Меня даже забавляло в эти дни поведение отдельных лиц, которые спешили повернуть «уши по ветру». Вчерашние подхалимы больше всего кричали: «Так ему и надо». Те, кто еще вчера боялся звонить и избегал разговоров со мною, сегодня, почуяв изменение обстановки, звонят, клянутся в дружбе, подобострастно докладывают, желают проинформировать. Даже предлагают поставить белый или красный телефонный аппарат. Какие глупости! Что так испортило народ? О люди, люди! Кажется, я получил моральное удовлетворение больше всех, оказавшись правым в своих спорах и разногласиях с Хрущевым. Но больше всего я имел оснований возмущаться, когда Хрущев, а за ним и некоторые военачальники при всяком удобном и неудобном случае на флотах бросали в мой адрес лживые и вымышленные обвинения в недооценке атомных подводных лодок и ракетного вооружения флота. Глупость! Стоит посмотреть представленную мною программу судостроения, и увидите, что атомных подводных лодок там намечалось больше, чем введено их в строй. Строительство этих лодок началось при мне. Я вместе с Малышевым, Звенягиным и другими товарищами рассматривал первые их проекты. Никто ничего нового не изобрел в этой области. Значение ракет было понято еще в мою бытность. Хрущев высказывал не только неверные мысли, но и нес несусветные нелепости относительно моих «неправильных взглядов» на строительство флота. Ни разу не побеседовав со мной, он утверждал, что я придерживаюсь вредных взглядов на будущее флота.
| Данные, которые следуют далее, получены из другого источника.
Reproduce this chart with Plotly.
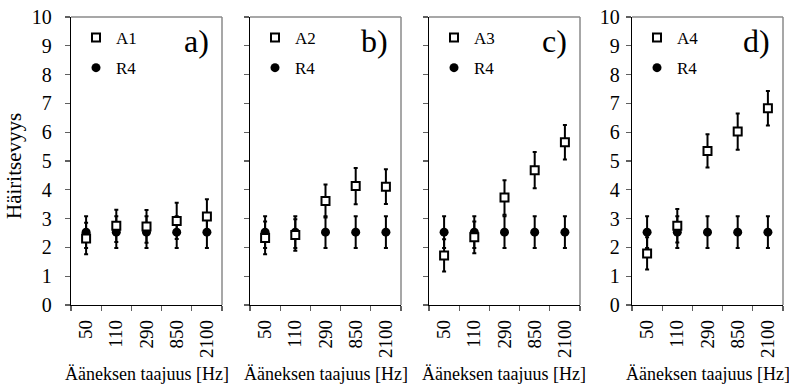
import plotly.graph_objects as go

# ---------------- data ----------------
freqs = ["50", "110", "290", "850", "2100"]
panel_labels = ["a)", "b)", "c)", "d)"]
a_names = ["A1", "A2", "A3", "A4"]

A1 = [2.31, 2.75, 2.73, 2.92, 3.07]
A1_err = [0.55, 0.56, 0.57, 0.63, 0.60]
A2 = [2.33, 2.43, 3.61, 4.13, 4.11]
A2_err = [0.57, 0.55, 0.57, 0.63, 0.60]
A3 = [1.72, 2.35, 3.73, 4.68, 5.65]
A3_err = [0.56, 0.55, 0.60, 0.63, 0.60]
A4 = [1.79, 2.75, 5.35, 6.02, 6.83]
A4_err = [0.56, 0.58, 0.58, 0.63, 0.60]

R4 = [2.53, 2.53, 2.53, 2.53, 2.53]
R4_err = [0.55, 0.55, 0.55, 0.55, 0.55]

y_title = "Häiritsevyys"
x_title = "Ääneksen taajuus [Hz]"

a_series = [A1, A2, A3, A4]
a_errors = [A1_err, A2_err, A3_err, A4_err]

# ---------------- layout geometry ----------------
W, H = 789, 388
ML, MR, MT, MB = 71, 6, 17, 83
PW = W - ML - MR
PH = H - MT - MB
Y0 = H - MB  # pixel row of y = 0
panel_px = [(71, 222), (250, 401), (429, 580), (632, 783)]
domains = [[(a - ML) / PW, min(1.0, (b - ML) / PW)] for a, b in panel_px]

FONT = "Liberation Serif, Times New Roman, serif"
AXC = "black"
TICKC = "#606060"

fig = go.Figure()
layout = dict(
    width=W, height=H, autosize=False,
    margin=dict(l=ML, r=MR, t=MT, b=MB, pad=0),
    paper_bgcolor="white", plot_bgcolor="white",
    font=dict(family=FONT, color="black", size=18),
    annotations=[], shapes=[],
)

for i in range(4):
    sx = "" if i == 0 else str(i + 1)
    xa, ya = "x" + sx, "y" + sx
    leg = "legend" + sx
    # reference series (drawn first, underneath)
    fig.add_trace(go.Scatter(
        x=freqs, y=R4, mode="markers", name="R4",
        error_y=dict(type="data", array=R4_err, color="black", thickness=2, width=2),
        marker=dict(symbol="circle", size=9, color="black"),
        xaxis=xa, yaxis=ya, legend=leg, legendrank=2, legendgroup="r%d" % i,
    ))
    fig.add_trace(go.Scatter(
        x=freqs, y=a_series[i], mode="markers", name=a_names[i],
        error_y=dict(type="data", array=a_errors[i], color="black", thickness=2, width=2),
        marker=dict(symbol="square", size=8, color="white",
                    line=dict(color="black", width=2)),
        xaxis=xa, yaxis=ya, legend=leg, legendrank=1, legendgroup="a%d" % i,
    ))

    layout["xaxis" + sx] = dict(
        domain=domains[i], anchor=ya, type="category",
        categoryorder="array", categoryarray=freqs,
        range=[-0.5, 4.5], tickson="boundaries",
        ticks="outside", ticklen=5, tickwidth=1.3, tickcolor=TICKC,
        showline=True, linecolor=AXC, linewidth=1.3,
        tickangle=-90, tickfont=dict(size=19, family=FONT),
        ticklabelstandoff=6, ticklabeloverflow="allow",
        showgrid=False, zeroline=False, fixedrange=True,
    )
    layout["yaxis" + sx] = dict(
        domain=[0, 1], anchor=xa, range=[0, 10],
        tickmode="linear", tick0=0, dtick=1,
        ticks="outside", ticklen=5, tickwidth=1.3, tickcolor=TICKC,
        showline=True, linecolor=AXC, linewidth=1.3,
        showticklabels=(i in (0, 3)),
        tickfont=dict(size=20, family=FONT),
        ticklabelstandoff=(9 if i == 0 else 2), ticklabeloverflow="allow",
        showgrid=False, zeroline=False, fixedrange=True,
    )
    # overlay axes to get ticks crossing the axis lines
    ox = "xaxis" + str(i + 5)
    oy = "yaxis" + str(i + 5)
    layout[ox] = dict(
        overlaying=xa, anchor=ya, side="bottom", range=[-0.5, 4.5],
        tickmode="linear", tick0=-0.5, dtick=1,
        ticks="inside", ticklen=5, tickwidth=1.3, tickcolor=TICKC,
        showticklabels=False, showline=False, showgrid=False, zeroline=False,
    )
    layout[oy] = dict(
        overlaying=ya, anchor=xa, side="left", range=[0, 10],
        tickmode="linear", tick0=0, dtick=1,
        ticks="inside", ticklen=5, tickwidth=1.3, tickcolor=TICKC,
        showticklabels=False, showline=False, showgrid=False, zeroline=False,
    )

    # gray frame (top + right)
    layout["shapes"].append(dict(type="line", xref=xa + " domain", yref=ya + " domain",
                                 x0=0, x1=1, y0=1, y1=1, line=dict(color="#8a8a8a", width=1.5)))
    layout["shapes"].append(dict(type="line", xref=xa + " domain", yref=ya + " domain",
                                 x0=1, x1=1, y0=0, y1=1, line=dict(color="#8a8a8a", width=1.5)))

    # legend inside panel
    layout[leg] = dict(
        x=(panel_px[i][0] + 5 - ML) / PW, y=(Y0 - 20) / PH,
        xanchor="left", yanchor="top", xref="paper", yref="paper",
        bgcolor="rgba(0,0,0,0)", borderwidth=0,
        font=dict(size=17, family=FONT), tracegroupgap=5,
        itemclick=False, itemdoubleclick=False,
    )

    # panel label
    layout["annotations"].append(dict(
        text=panel_labels[i], xref=xa + " domain", yref=ya + " domain",
        x=0.93, y=0.915, xanchor="right", yanchor="middle", showarrow=False,
        font=dict(size=32, family=FONT),
    ))
    # x title
    layout["annotations"].append(dict(
        text=x_title, xref=xa + " domain", yref="paper",
        x=0.5, y=(Y0 - 374) / PH, xanchor="center", yanchor="middle", showarrow=False,
        font=dict(size=18, family=FONT),
    ))

# y title
layout["annotations"].append(dict(
    text=y_title, xref="paper", yref="paper", x=(14 - ML) / PW, y=(Y0 - 166) / PH,
    xanchor="center", yanchor="middle", textangle=-90, showarrow=False,
    font=dict(size=21, family=FONT),
))

fig.update_layout(**layout)
fig.write_html("out.html",
               config={"displayModeBar": False, "staticPlot": True},
               post_script="document.body.style.margin='0';document.body.style.overflow='hidden';")
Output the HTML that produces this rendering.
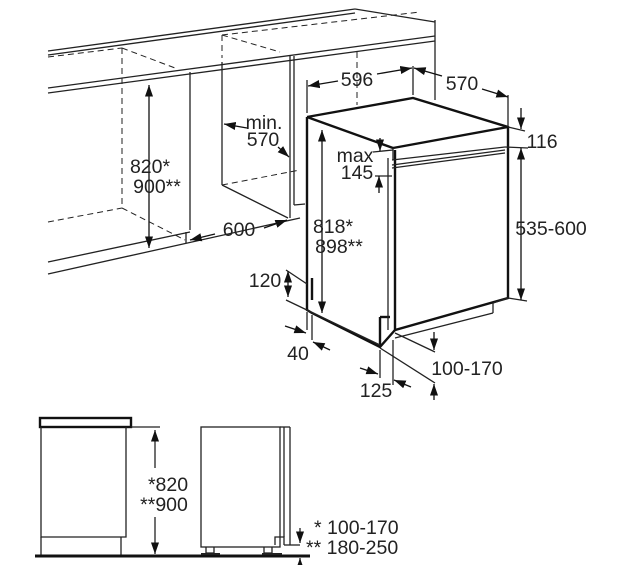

Теперь, когда пишутся эти строки (1973 год), мои взгляды на различные классы кораблей оправдались. Вариант «сбалансированного» флота с подводными и надводными кораблями признан сейчас самым разумным. Да странно, конечно, что утверждения Хрущева о том, что подлодки могут решать все задачи, надводные корабли не нужны, а авианосцы — «покойники», были поддержаны опытными морскими специалистами. Хрущев обвинял меня, что я выступал против уничтожения крейсеров, которые были уже почти готовы. Будучи однажды в Ленинграде, он, как передавал мне И.И. Байков, проходя на катере мимо судостроительного завода, указывал на корпуса еще не распиленных крейсеров и спрашивал: «Что это кузнецовские корабли тут стоят?» Байков признался, что он, к сожалению не возразил ему и ответил просто: «Да, да». Крейсера вскоре распилили. И в «Правде» появилась тогда даже заметка, с какой радостью рабочие выполняли задание. От крейсеров Хрущев переходил к надводным кораблям вообще, особенно к крупным, и костил меня за это. Особенно ругал он меня за авианосцы.
Не отрицаю, я являлся сторонником средних авианосцев; не уверен и сейчас, что они нам не будут нужны. В полное разоружение я пока не верю, классовый характер двух лагерей еще может привести к столкновению. Хотя пусть этого лучше не будет!
Увлекшись, не находя серьезных обвинений, Хрущев просто обвинял меня в том, что я, видите ли, смел «свое суждение иметь» и возражать ему, Хрущеву! Это была, видимо, уже кульминация его зазнайства и хвастовства. Ему не возражали. Такова жизнь. Но я был поражен, когда читал в журнале статью И.С. Исакова, утверждавшего в унисон Хрущеву, что «авианосцы — это покойники». Это уже не только грех перед своей совестью опытного и оперативно подготовленного адмирала, но откровенная продажа совести. Правда, я слышал, что за это Хрущев упомянул Исакова в качестве лояльного и грамотного адмирала…
Я опасаюсь, что ловкачи опять пожнут плоды, быстро перестроившись на новый лад. Вот ведь Горшков уже бьет себя в грудь и уверяет, что он боролся с Хрущевым. Где же предел бесчестности и непорядочности? Неужели все снова сведется к «перемене мест»…
До сих пор (май 1973 года) мне так никто и не разъяснил причины моего снятия, попытки переговорить с кем-либо не увенчались успехом. Меня уже не интересует ни звание, ни должность. Материально я обеспечен[92], и больше мне не нужно. Ограничение даже полезно. Но остается непонятным, как можно не отреагировать на мои письма хотя бы поручением кому-либо показать мне все документы, на основании которых принято решение. Иначе создается впечатление, что так сказал Хрущев и это неизменно. Мне кажется, что законность нужна не только мне, но вышестоящим органам. Обидно и то, что ответом на многочисленные письма флотских товарищей служат слова, что я неправильно смотрел на будущее флота, оторвался от флота. Одним словом, опасаюсь, что после смерти, вместо исправления ошибки по возвращению мне звания, будут рассказаны легенды о моем поведении, вычеркнут и мое пребывание в годы войны.